WHAT NEEDS TO BE DONE
Omit all pictures and transcribe only the lines in the entries below that run from the line with "Write a Python" through the line with "-1.7, -2.0, -1.8]".

-- Begin RAW DATA --

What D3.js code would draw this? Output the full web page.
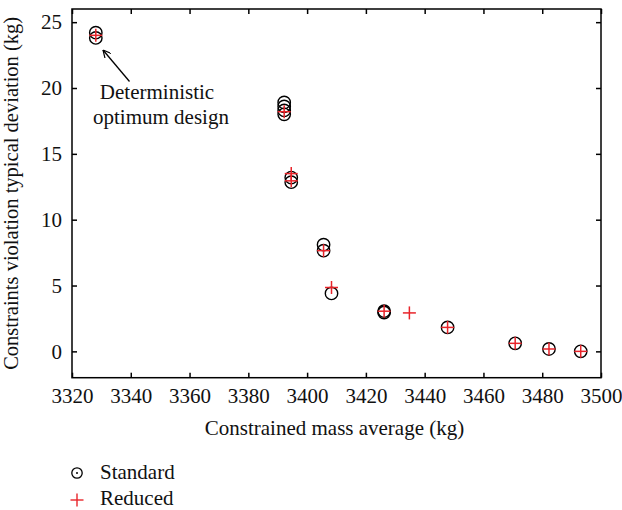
<!DOCTYPE html>
<html><head><meta charset="utf-8">
<script src="https://cdn.jsdelivr.net/npm/d3@7/dist/d3.min.js"></script>
<style>body{margin:0;background:#fff}svg{display:block}text{font-family:"Liberation Serif","DejaVu Serif",serif;fill:#111}</style>
</head><body>
<svg id="c" width="622" height="510"></svg>
<script>
// Standard (circles)
const stdX = [3328.1, 3328.1, 3392.2, 3392.2, 3392.2, 3392.2, 3394.6, 3394.6, 3405.6, 3405.6, 3408.3, 3426.2, 3426.2, 3447.8, 3470.8, 3482.3, 3493.1];
const stdY = [24.2, 23.8, 18.9, 18.6, 18.3, 18.0, 13.2, 12.85, 8.1, 7.65, 4.4, 3.05, 2.95, 1.82, 0.61, 0.18, 0.0];
// Reduced (crosses)
const redX = [3328.1, 3392.2, 3394.6, 3394.6, 3405.6, 3408.3, 3426.2, 3434.8, 3447.8, 3470.8, 3482.3, 3493.1];
const redY = [24.0, 18.2, 13.5, 12.95, 7.65, 4.85, 3.05, 2.92, 1.82, 0.61, 0.18, 0.0];
const xTicks = [3320, 3340, 3360, 3380, 3400, 3420, 3440, 3460, 3480, 3500];
const yTicks = [0, 5, 10, 15, 20, 25];
const xLabel = "Constrained mass average (kg)";
const yLabel = "Constraints violation typical deviation (kg)";
const annot = ["Deterministic", "optimum design"];
const legendNames = ["Standard", "Reduced"];

const svg = d3.select("#c");
const L = 72, R = 601, T = 9, B = 377.7;
const x = d3.scaleLinear().domain([3320, 3500]).range([L, R]);
const y = d3.scaleLinear().domain([-2, 26]).range([B, T]);
const FS = 21;
const red = "#e8242a";

// frame
svg.append("rect").attr("x", L).attr("y", T).attr("width", R - L).attr("height", B - T)
  .attr("fill", "none").attr("stroke", "#000").attr("stroke-width", 1.5);

const tl = 5;
const gx = svg.append("g").attr("transform", `translate(0,${B})`)
  .call(d3.axisBottom(x).tickValues(xTicks).tickFormat(d3.format("d")).tickSizeInner(-tl).tickSizeOuter(0).tickPadding(10));
const gxt = svg.append("g").attr("transform", `translate(0,${T})`)
  .call(d3.axisTop(x).tickValues(xTicks).tickFormat("").tickSizeInner(-tl).tickSizeOuter(0));
const gy = svg.append("g").attr("transform", `translate(${L},0)`)
  .call(d3.axisLeft(y).tickValues(yTicks).tickSizeInner(-tl).tickSizeOuter(0).tickPadding(10));
const gyr = svg.append("g").attr("transform", `translate(${R},0)`)
  .call(d3.axisRight(y).tickValues(yTicks).tickFormat("").tickSizeInner(-tl).tickSizeOuter(0));
[gx, gxt, gy, gyr].forEach(g => {
  g.select(".domain").remove();
  g.selectAll("line").attr("stroke", "#000").attr("stroke-width", 1.5);
  g.selectAll("text").attr("font-size", FS).attr("font-family", "Liberation Serif").attr("fill", "#111");
});

// axis labels
svg.append("text").attr("x", (L + R) / 2 - 2).attr("y", 435).attr("text-anchor", "middle").attr("font-size", FS).text(xLabel);
svg.append("text").attr("transform", `translate(18,${(T + B) / 2}) rotate(-90)`).attr("text-anchor", "middle").attr("font-size", 20.5).text(yLabel);

// circles
const r = 6.2;
svg.append("g").selectAll("circle").data(stdX.map((d, i) => [d, stdY[i]])).join("circle")
  .attr("cx", d => x(d[0])).attr("cy", d => y(d[1])).attr("r", r)
  .attr("fill", "none").attr("stroke", "#000").attr("stroke-width", 1.4);

// crosses
const cs = 6.5;
const cg = svg.append("g").attr("stroke", red).attr("stroke-width", 1.5);
redX.forEach((d, i) => {
  const cx = x(d), cy = y(redY[i]);
  cg.append("line").attr("x1", cx - cs).attr("x2", cx + cs).attr("y1", cy).attr("y2", cy);
  cg.append("line").attr("x1", cx).attr("x2", cx).attr("y1", cy - cs).attr("y2", cy + cs);
});

// annotation
svg.append("defs").append("marker").attr("id", "ah").attr("viewBox", "0 0 10 10").attr("refX", 10).attr("refY", 5)
  .attr("markerWidth", 8).attr("markerHeight", 8).attr("markerUnits", "userSpaceOnUse").attr("orient", "auto")
  .append("path").attr("d", "M0,0 L10,5 L0,10").attr("fill", "none").attr("stroke", "#000").attr("stroke-width", 1.5);
svg.append("line").attr("x1", 129.5).attr("y1", 81.5).attr("x2", 103).attr("y2", 50)
  .attr("stroke", "#000").attr("stroke-width", 1.3).attr("marker-end", "url(#ah)");
svg.append("text").attr("x", 157).attr("y", 98.5).attr("text-anchor", "middle").attr("font-size", FS).text(annot[0]);
svg.append("text").attr("x", 161).attr("y", 124).attr("text-anchor", "middle").attr("font-size", FS).text(annot[1]);

// legend
const lx = 77, ly1 = 473, ly2 = 500;
svg.append("circle").attr("cx", lx).attr("cy", ly1).attr("r", 5.2).attr("fill", "none").attr("stroke", "#000").attr("stroke-width", 1.3);
svg.append("circle").attr("cx", lx).attr("cy", ly1).attr("r", 1).attr("fill", "#000");
svg.append("line").attr("x1", lx - 6.5).attr("x2", lx + 6.5).attr("y1", ly2).attr("y2", ly2).attr("stroke", red).attr("stroke-width", 1.4);
svg.append("line").attr("x1", lx).attr("x2", lx).attr("y1", ly2 - 6.5).attr("y2", ly2 + 6.5).attr("stroke", red).attr("stroke-width", 1.4);
svg.append("text").attr("x", 100).attr("y", 479).attr("font-size", FS).text(legendNames[0]);
svg.append("text").attr("x", 100).attr("y", 505).attr("font-size", FS).text(legendNames[1]);
</script>
</body></html>
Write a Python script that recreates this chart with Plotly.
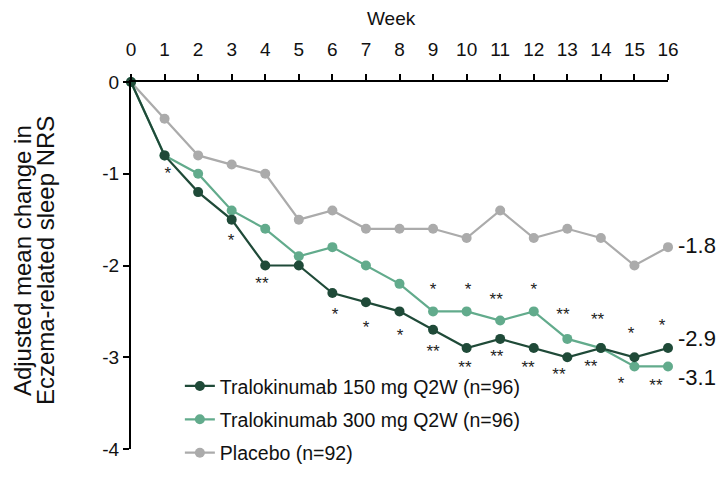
import plotly.graph_objects as go

weeks = list(range(17))
trl150 = [0, -0.8, -1.2, -1.5, -2.0, -2.0, -2.3, -2.4, -2.5, -2.7, -2.9, -2.8, -2.9, -3.0, -2.9, -3.0, -2.9]
trl300 = [0, -0.8, -1.0, -1.4, -1.6, -1.9, -1.8, -2.0, -2.2, -2.5, -2.5, -2.6, -2.5, -2.8, -2.9, -3.1, -3.1]
placebo = [0, -0.4, -0.8, -0.9, -1.0, -1.5, -1.4, -1.6, -1.6, -1.6, -1.7, -1.4, -1.7, -1.6, -1.7, -2.0, -1.8]

names = ["Tralokinumab 150 mg Q2W (n=96)", "Tralokinumab 300 mg Q2W (n=96)", "Placebo (n=92)"]
colors = ["#1f4a38", "#62ab8c", "#ababab"]

y_ticks = [0, -1, -2, -3, -4]
y_tick_text = ["0", "-1", "-2", "-3", "-4"]

# significance markers (position, label)
sig_x = [1.1, 2.98, 3.9, 6.08, 7.0, 8.02, 9.0, 9.0, 10.04, 9.95, 10.88, 10.9,
         12.0, 11.83, 12.87, 12.75, 13.9, 13.7, 14.9, 14.6, 15.82, 15.64]
sig_y = [-1.01, -1.74, -2.21, -2.55, -2.69, -2.78, -2.27, -2.95, -2.27, -3.13, -2.38, -3.01,
         -2.27, -3.12, -2.55, -3.20, -2.60, -3.11, -2.76, -3.30, -2.67, -3.32]
sig_lbl = ["*", "*", "**", "*", "*", "*", "*", "**", "*", "**", "**", "**",
           "*", "**", "**", "**", "**", "**", "*", "*", "*", "**"]

end_labels = ["-2.9", "-3.1", "-1.8"]
end_label_y = [-2.8, -3.22, -1.78]

x_title = "Week"
y_title_lines = ["Adjusted mean change in", "Eczema-related sleep NRS"]

font = "Liberation Sans, Arial, sans-serif"

fig = go.Figure()
series = [trl150, trl300, placebo]
for i in [2, 1, 0]:
    fig.add_trace(go.Scatter(
        x=weeks, y=series[i], mode="lines+markers", name=names[i],
        line=dict(color=colors[i], width=2.2),
        marker=dict(color=colors[i], size=10),
        cliponaxis=False, legendgroup=str(i), legendrank=i + 1,
    ))

fig.add_trace(go.Scatter(
    x=sig_x, y=sig_y, mode="text", text=sig_lbl, showlegend=False,
    textfont=dict(family=font, size=17, color="#222222"), cliponaxis=False,
))

for lbl, yv in zip(end_labels, end_label_y):
    fig.add_annotation(x=16, y=yv, text=lbl, showarrow=False, xanchor="left",
                       xshift=8, font=dict(family=font, size=22, color="#111111"))

for k, line in enumerate(y_title_lines):
    fig.add_annotation(xref="paper", yref="paper", x=(-109 + 23 * k) / 537, y=0.512,
                       text=line, showarrow=False, textangle=-90,
                       xanchor="center", yanchor="middle",
                       font=dict(family=font, size=24, color="#111111"))

fig.add_annotation(xref="paper", yref="paper", x=0.486, y=1.174, text=x_title,
                   showarrow=False, xanchor="center", yanchor="middle",
                   font=dict(family=font, size=19, color="#111111"))

fig.update_layout(
    width=718, height=494,
    margin=dict(l=131, r=50, t=82, b=45),
    paper_bgcolor="white", plot_bgcolor="white",
    font=dict(family=font, size=19, color="#111111"),
    showlegend=True,
    legend=dict(x=0.091, y=0.224, xanchor="left", yanchor="top",
                font=dict(family=font, size=19.5, color="#111111"),
                bgcolor="rgba(0,0,0,0)", tracegroupgap=5, traceorder="grouped"),
    xaxis=dict(range=[0, 16], side="top", tickmode="array", tickvals=weeks,
               ticks="outside", ticklen=6, tickwidth=1.5, tickcolor="black",
               showline=True, linecolor="black", linewidth=2, showgrid=False,
               zeroline=False,
               tickfont=dict(family=font, size=19, color="#111111"), ticklabelstandoff=10),
    yaxis=dict(range=[-4, 0], tickmode="array", tickvals=y_ticks, ticktext=y_tick_text,
               ticks="outside", ticklen=6, tickwidth=1.5, tickcolor="black",
               showline=True, linecolor="black", linewidth=2, showgrid=False,
               zeroline=False, tickfont=dict(family=font, size=19, color="#111111")),
)

fig.write_html("out.html")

-- End RAW DATA --

ANSWER BELOW
Write a Python script that recreates this chart with Plotly.
import plotly.graph_objects as go

weeks = list(range(17))
trl150 = [0, -0.8, -1.2, -1.5, -2.0, -2.0, -2.3, -2.4, -2.5, -2.7, -2.9, -2.8, -2.9, -3.0, -2.9, -3.0, -2.9]
trl300 = [0, -0.8, -1.0, -1.4, -1.6, -1.9, -1.8, -2.0, -2.2, -2.5, -2.5, -2.6, -2.5, -2.8, -2.9, -3.1, -3.1]
placebo = [0, -0.4, -0.8, -0.9, -1.0, -1.5, -1.4, -1.6, -1.6, -1.6, -1.7, -1.4, -1.7, -1.6, -1.7, -2.0, -1.8]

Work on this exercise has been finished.